Juste avant la rupture du jeûne, Abderrahmane prend son téléphone et appelle sa femme pour s’assurer que tout le monde va bien. Il lui parle à voix basse. Quelques secondes d’échange avec sa femme, il raccroche. En rangeant son portable, il lâche spontanément : «Là, je peux bien savourer la chorba maintenant que je me suis rassuré que mes enfants sont aussi autour de la table.»
19h44. Le muezzin entonne l’appel à la prière. Après un «saha ftourkoum», lancé en chœur, tout le monde s’attaque au traditionnel plat, la chorba.
Pour Djillali, 30 ans, et son copain Noureddine, 25 ans, originaires de Barigou (Mohammedia) dans la wilaya de Mascara, le moment est tout particulier. C’est leur premier Ramadhan loin de leur famille respective. «On est venus à Alger quelques jours seulement avant le début du Ramadhan pour chercher du boulot. A Barigou, nous n’avons aucune possibilité de trouver un travail, la plupart des jeunes sont au chômage. On a décidé de tenter notre chance à Alger et heureusement que cela s’est bien passé. Nous sommes recrutés dans une boulangerie», racontent les deux amis, en savourant la chorba. Les deux jeunes travaillent durement, mais gagnent peu. «Nous travaillons de minuit jusqu’à 8h, sauf que le salaire n’est pas motivant. Nous avons de la chance que ce restaurant existe, parce qu’ailleurs, on ne peut pas manger.»
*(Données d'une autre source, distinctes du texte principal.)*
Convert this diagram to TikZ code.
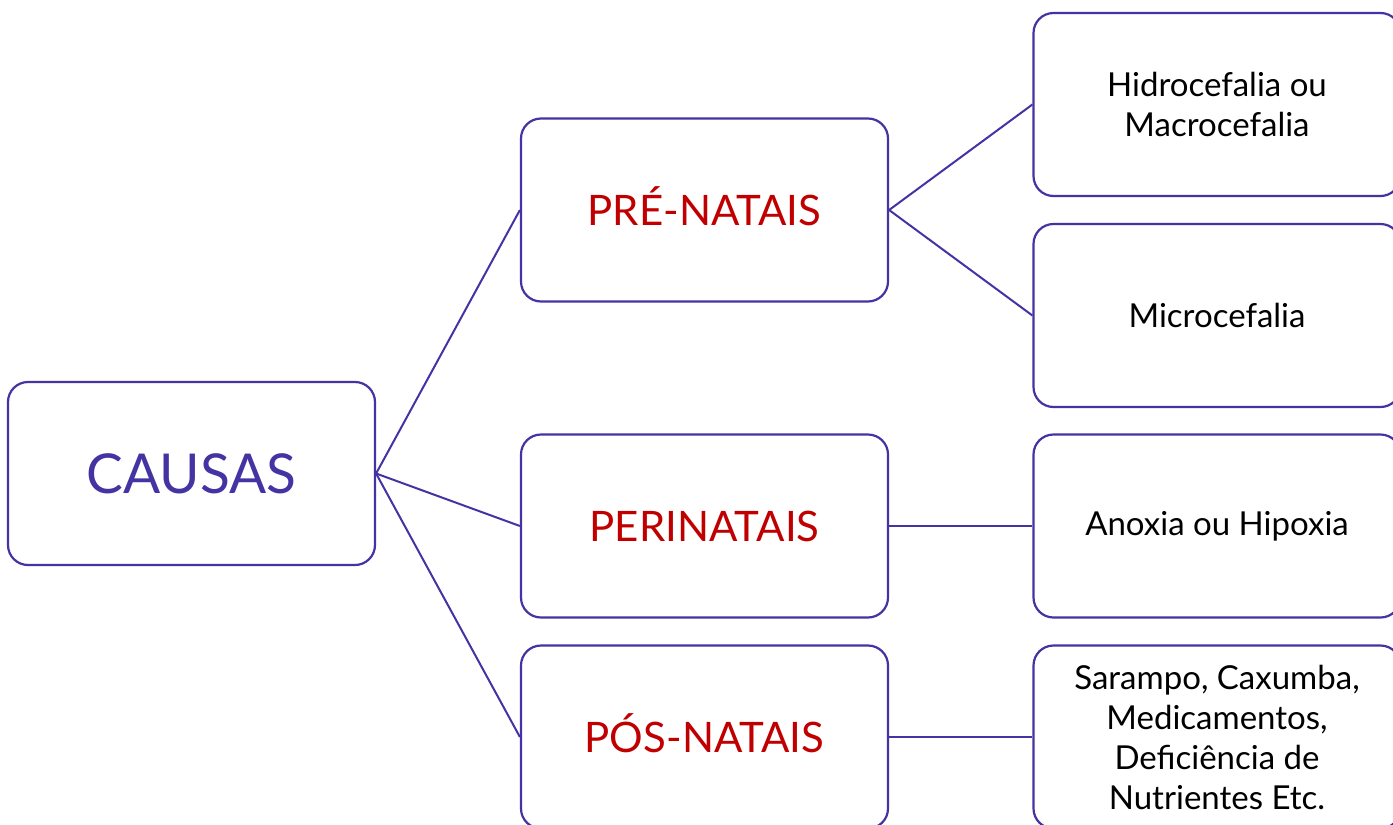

Leurs horizons bouchés, les deux jeunes renvoient l’image d’une jeunesse complètement désabusée. «On vit au jour le jour, je ne pense ni à me marier ni à faire des projets», lâche Djillali, pourtant plein d’énergie et de volonté. Il dit regretter ne pas avoir réussi dans ses études. «Je dis à ceux qui ont encore la chance d’étudier de se consacrer sérieusement à leurs études, c’est le seul salut.» Pas si sûr, rétorque un jeune, la trentaine, assis en face. «Je prépare un magistère et comme vous le voyez, nous sommes tous logés à la même enseigne. L’injustice n’épargne qu’une petite classe, celle d’en haut.» L’étudiant, originaire de Kabylie, loge chez son cousin algérois. Pendant le Ramadhan, il préfère manger dehors «pour ne pas trop alourdir la facture de son cousin», dit-il.